## Objective
Pictures aside, quote the whole listing exactly.

## Recorded information

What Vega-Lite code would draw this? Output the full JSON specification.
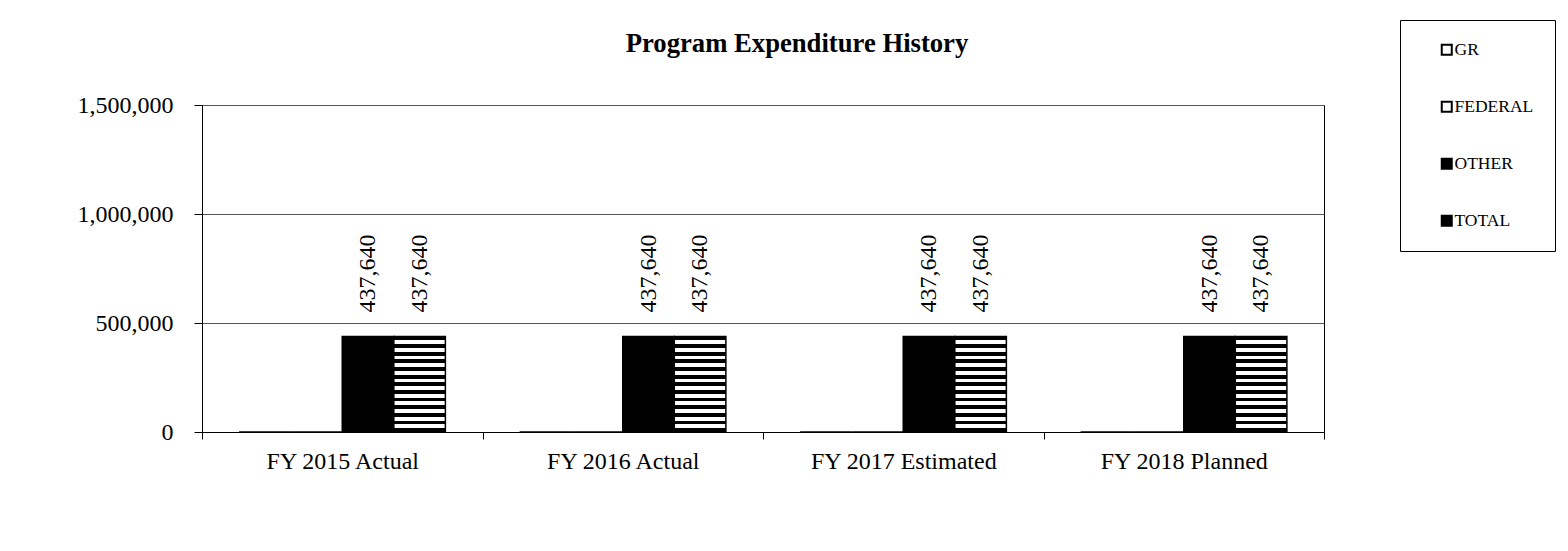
{
  "$schema": "https://vega.github.io/schema/vega-lite/v6.json",
  "autosize": {"type": "none"},
  "padding": {"left": 202, "top": 105, "right": 244, "bottom": 119},
  "width": 1122,
  "height": 327,
  "background": "white",
  "title": {
    "text": "Program Expenditure History",
    "anchor": "middle",
    "frame": "group",
    "dx": 34,
    "offset": -59,
    "font": "Liberation Serif",
    "fontSize": 26.67,
    "fontWeight": "bold",
    "color": "black",
    "baseline": "alphabetic"
  },
  "data": {
    "values": [
      {"year": "FY 2015 Actual", "series": "GR", "value": 0},
      {"year": "FY 2015 Actual", "series": "FEDERAL", "value": 0},
      {"year": "FY 2015 Actual", "series": "OTHER", "value": 437640},
      {"year": "FY 2015 Actual", "series": "TOTAL", "value": 437640},
      {"year": "FY 2016 Actual", "series": "GR", "value": 0},
      {"year": "FY 2016 Actual", "series": "FEDERAL", "value": 0},
      {"year": "FY 2016 Actual", "series": "OTHER", "value": 437640},
      {"year": "FY 2016 Actual", "series": "TOTAL", "value": 437640},
      {"year": "FY 2017 Estimated", "series": "GR", "value": 0},
      {"year": "FY 2017 Estimated", "series": "FEDERAL", "value": 0},
      {"year": "FY 2017 Estimated", "series": "OTHER", "value": 437640},
      {"year": "FY 2017 Estimated", "series": "TOTAL", "value": 437640},
      {"year": "FY 2018 Planned", "series": "GR", "value": 0},
      {"year": "FY 2018 Planned", "series": "FEDERAL", "value": 0},
      {"year": "FY 2018 Planned", "series": "OTHER", "value": 437640},
      {"year": "FY 2018 Planned", "series": "TOTAL", "value": 437640}
    ]
  },
  "encoding": {
    "x": {
      "field": "year",
      "type": "nominal",
      "sort": ["FY 2015 Actual", "FY 2016 Actual", "FY 2017 Estimated", "FY 2018 Planned"],
      "scale": {"paddingInner": 0, "paddingOuter": 0},
      "title": null,
      "axis": {
        "labelAngle": 0,
        "tickBand": "extent",
        "tickSize": 7,
        "labelPadding": 10,
        "labelLimit": 0,
        "domainColor": "black",
        "tickColor": "black",
        "labelFont": "Liberation Serif",
        "labelFontSize": 24,
        "labelColor": "black",
        "grid": false
      }
    },
    "xOffset": {
      "field": "series",
      "type": "nominal",
      "sort": ["GR", "FEDERAL", "OTHER", "TOTAL"],
      "scale": {"paddingInner": 0, "paddingOuter": 0.72}
    },
    "y": {
      "field": "value",
      "type": "quantitative",
      "scale": {"domain": [0, 1500000]},
      "title": null,
      "axis": {
        "values": [0, 500000, 1000000, 1500000],
        "format": ",.0f",
        "grid": true,
        "gridColor": "#555555",
        "tickSize": 8,
        "tickColor": "black",
        "domainColor": "black",
        "labelPadding": 21,
        "labelFont": "Liberation Serif",
        "labelFontSize": 24,
        "labelColor": "black"
      }
    }
  },
  "layer": [
    {
      "mark": {"type": "bar", "strokeWidth": 1.5},
      "encoding": {
        "stroke": {
          "field": "series",
          "type": "nominal",
          "sort": ["GR", "FEDERAL", "OTHER", "TOTAL"],
          "scale": {"domain": ["GR", "FEDERAL", "OTHER", "TOTAL"], "range": ["black", "black", "black", "black"]},
          "legend": {"title": null}
        },
        "fill": {
          "field": "series",
          "type": "nominal",
          "sort": ["GR", "FEDERAL", "OTHER", "TOTAL"],
          "scale": {"domain": ["GR", "FEDERAL", "OTHER", "TOTAL"], "range": ["white", "white", "black", "black"]},
          "condition": {
            "test": "datum.series === 'TOTAL'",
            "value": {
              "gradient": "linear",
              "x1": 0, "y1": 0, "x2": 0, "y2": 1,
              "stops": [
                {"offset": 0, "color": "black"},
                {"offset": 0.04, "color": "black"}, {"offset": 0.04, "color": "white"}, {"offset": 0.08, "color": "white"}, {"offset": 0.08, "color": "black"},
                {"offset": 0.12, "color": "black"}, {"offset": 0.12, "color": "white"}, {"offset": 0.16, "color": "white"}, {"offset": 0.16, "color": "black"},
                {"offset": 0.20, "color": "black"}, {"offset": 0.20, "color": "white"}, {"offset": 0.24, "color": "white"}, {"offset": 0.24, "color": "black"},
                {"offset": 0.28, "color": "black"}, {"offset": 0.28, "color": "white"}, {"offset": 0.32, "color": "white"}, {"offset": 0.32, "color": "black"},
                {"offset": 0.36, "color": "black"}, {"offset": 0.36, "color": "white"}, {"offset": 0.40, "color": "white"}, {"offset": 0.40, "color": "black"},
                {"offset": 0.44, "color": "black"}, {"offset": 0.44, "color": "white"}, {"offset": 0.48, "color": "white"}, {"offset": 0.48, "color": "black"},
                {"offset": 0.52, "color": "black"}, {"offset": 0.52, "color": "white"}, {"offset": 0.56, "color": "white"}, {"offset": 0.56, "color": "black"},
                {"offset": 0.60, "color": "black"}, {"offset": 0.60, "color": "white"}, {"offset": 0.64, "color": "white"}, {"offset": 0.64, "color": "black"},
                {"offset": 0.68, "color": "black"}, {"offset": 0.68, "color": "white"}, {"offset": 0.72, "color": "white"}, {"offset": 0.72, "color": "black"},
                {"offset": 0.76, "color": "black"}, {"offset": 0.76, "color": "white"}, {"offset": 0.80, "color": "white"}, {"offset": 0.80, "color": "black"},
                {"offset": 0.84, "color": "black"}, {"offset": 0.84, "color": "white"}, {"offset": 0.88, "color": "white"}, {"offset": 0.88, "color": "black"},
                {"offset": 0.92, "color": "black"}, {"offset": 0.92, "color": "white"}, {"offset": 0.96, "color": "white"}, {"offset": 0.96, "color": "black"},
                {"offset": 1, "color": "black"}
              ]
            }
          },
          "legend": {
            "title": null,
            "orient": "none",
            "legendX": 1198,
            "legendY": -85,
            "strokeColor": "black",
            "fillColor": "white",
            "padding": 21,
            "symbolType": "square",
            "symbolSize": 100,
            "symbolStrokeWidth": 2,
            "symbolOffset": 17,
            "labelOffset": -1,
            "labelFont": "Liberation Serif",
            "labelFontSize": 17.5,
            "labelColor": "black",
            "rowPadding": 38
          }
        }
      }
    },
    {
      "transform": [{"filter": "datum.value > 0"}],
      "mark": {"type": "text", "angle": 270, "align": "left", "baseline": "middle", "dx": 24, "font": "Liberation Serif", "fontSize": 24, "color": "black"},
      "encoding": {
        "text": {"field": "value", "type": "quantitative", "format": ","}
      }
    }
  ],
  "config": {
    "view": {"stroke": "black", "strokeWidth": 1}
  }
}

## Answer below
What Vega-Lite code would draw this? Output the full JSON specification.
{
  "$schema": "https://vega.github.io/schema/vega-lite/v6.json",
  "autosize": {"type": "none"},
  "padding": {"left": 202, "top": 105, "right": 244, "bottom": 119},
  "width": 1122,
  "height": 327,
  "background": "white",
  "title": {
    "text": "Program Expenditure History",
    "anchor": "middle",
    "frame": "group",
    "dx": 34,
    "offset": -59,
    "font": "Liberation Serif",
    "fontSize": 26.67,
    "fontWeight": "bold",
    "color": "black",
    "baseline": "alphabetic"
  },
  "data": {
    "values": [
      {"year": "FY 2015 Actual", "series": "GR", "value": 0},
      {"year": "FY 2015 Actual", "series": "FEDERAL", "value": 0},
      {"year": "FY 2015 Actual", "series": "OTHER", "value": 437640},
      {"year": "FY 2015 Actual", "series": "TOTAL", "value": 437640},
      {"year": "FY 2016 Actual", "series": "GR", "value": 0},
      {"year": "FY 2016 Actual", "series": "FEDERAL", "value": 0},
      {"year": "FY 2016 Actual", "series": "OTHER", "value": 437640},
      {"year": "FY 2016 Actual", "series": "TOTAL", "value": 437640},
      {"year": "FY 2017 Estimated", "series": "GR", "value": 0},
      {"year": "FY 2017 Estimated", "series": "FEDERAL", "value": 0},
      {"year": "FY 2017 Estimated", "series": "OTHER", "value": 437640},
      {"year": "FY 2017 Estimated", "series": "TOTAL", "value": 437640},
      {"year": "FY 2018 Planned", "series": "GR", "value": 0},
      {"year": "FY 2018 Planned", "series": "FEDERAL", "value": 0},
      {"year": "FY 2018 Planned", "series": "OTHER", "value": 437640},
      {"year": "FY 2018 Planned", "series": "TOTAL", "value": 437640}
    ]
  },
  "encoding": {
    "x": {
      "field": "year",
      "type": "nominal",
      "sort": ["FY 2015 Actual", "FY 2016 Actual", "FY 2017 Estimated", "FY 2018 Planned"],
      "scale": {"paddingInner": 0, "paddingOuter": 0},
      "title": null,
      "axis": {
        "labelAngle": 0,
        "tickBand": "extent",
        "tickSize": 7,
        "labelPadding": 10,
        "labelLimit": 0,
        "domainColor": "black",
        "tickColor": "black",
        "labelFont": "Liberation Serif",
        "labelFontSize": 24,
        "labelColor": "black",
        "grid": false
      }
    },
    "xOffset": {
      "field": "series",
      "type": "nominal",
      "sort": ["GR", "FEDERAL", "OTHER", "TOTAL"],
      "scale": {"paddingInner": 0, "paddingOuter": 0.72}
    },
    "y": {
      "field": "value",
      "type": "quantitative",
      "scale": {"domain": [0, 1500000]},
      "title": null,
      "axis": {
        "values": [0, 500000, 1000000, 1500000],
        "format": ",.0f",
        "grid": true,
        "gridColor": "#555555",
        "tickSize": 8,
        "tickColor": "black",
        "domainColor": "black",
        "labelPadding": 21,
        "labelFont": "Liberation Serif",
        "labelFontSize": 24,
        "labelColor": "black"
      }
    }
  },
  "layer": [
    {
      "mark": {"type": "bar", "strokeWidth": 1.5},
      "encoding": {
        "stroke": {
          "field": "series",
          "type": "nominal",
          "sort": ["GR", "FEDERAL", "OTHER", "TOTAL"],
          "scale": {"domain": ["GR", "FEDERAL", "OTHER", "TOTAL"], "range": ["black", "black", "black", "black"]},
          "legend": {"title": null}
        },
        "fill": {
          "field": "series",
          "type": "nominal",
          "sort": ["GR", "FEDERAL", "OTHER", "TOTAL"],
          "scale": {"domain": ["GR", "FEDERAL", "OTHER", "TOTAL"], "range": ["white", "white", "black", "black"]},
          "condition": {
            "test": "datum.series === 'TOTAL'",
            "value": {
              "gradient": "linear",
              "x1": 0, "y1": 0, "x2": 0, "y2": 1,
              "stops": [
                {"offset": 0, "color": "black"},
                {"offset": 0.04, "color": "black"}, {"offset": 0.04, "color": "white"}, {"offset": 0.08, "color": "white"}, {"offset": 0.08, "color": "black"},
                {"offset": 0.12, "color": "black"}, {"offset": 0.12, "color": "white"}, {"offset": 0.16, "color": "white"}, {"offset": 0.16, "color": "black"},
                {"offset": 0.20, "color": "black"}, {"offset": 0.20, "color": "white"}, {"offset": 0.24, "color": "white"}, {"offset": 0.24, "color": "black"},
                {"offset": 0.28, "color": "black"}, {"offset": 0.28, "color": "white"}, {"offset": 0.32, "color": "white"}, {"offset": 0.32, "color": "black"},
                {"offset": 0.36, "color": "black"}, {"offset": 0.36, "color": "white"}, {"offset": 0.40, "color": "white"}, {"offset": 0.40, "color": "black"},
                {"offset": 0.44, "color": "black"}, {"offset": 0.44, "color": "white"}, {"offset": 0.48, "color": "white"}, {"offset": 0.48, "color": "black"},
                {"offset": 0.52, "color": "black"}, {"offset": 0.52, "color": "white"}, {"offset": 0.56, "color": "white"}, {"offset": 0.56, "color": "black"},
                {"offset": 0.60, "color": "black"}, {"offset": 0.60, "color": "white"}, {"offset": 0.64, "color": "white"}, {"offset": 0.64, "color": "black"},
                {"offset": 0.68, "color": "black"}, {"offset": 0.68, "color": "white"}, {"offset": 0.72, "color": "white"}, {"offset": 0.72, "color": "black"},
                {"offset": 0.76, "color": "black"}, {"offset": 0.76, "color": "white"}, {"offset": 0.80, "color": "white"}, {"offset": 0.80, "color": "black"},
                {"offset": 0.84, "color": "black"}, {"offset": 0.84, "color": "white"}, {"offset": 0.88, "color": "white"}, {"offset": 0.88, "color": "black"},
                {"offset": 0.92, "color": "black"}, {"offset": 0.92, "color": "white"}, {"offset": 0.96, "color": "white"}, {"offset": 0.96, "color": "black"},
                {"offset": 1, "color": "black"}
              ]
            }
          },
          "legend": {
            "title": null,
            "orient": "none",
            "legendX": 1198,
            "legendY": -85,
            "strokeColor": "black",
            "fillColor": "white",
            "padding": 21,
            "symbolType": "square",
            "symbolSize": 100,
            "symbolStrokeWidth": 2,
            "symbolOffset": 17,
            "labelOffset": -1,
            "labelFont": "Liberation Serif",
            "labelFontSize": 17.5,
            "labelColor": "black",
            "rowPadding": 38
          }
        }
      }
    },
    {
      "transform": [{"filter": "datum.value > 0"}],
      "mark": {"type": "text", "angle": 270, "align": "left", "baseline": "middle", "dx": 24, "font": "Liberation Serif", "fontSize": 24, "color": "black"},
      "encoding": {
        "text": {"field": "value", "type": "quantitative", "format": ","}
      }
    }
  ],
  "config": {
    "view": {"stroke": "black", "strokeWidth": 1}
  }
}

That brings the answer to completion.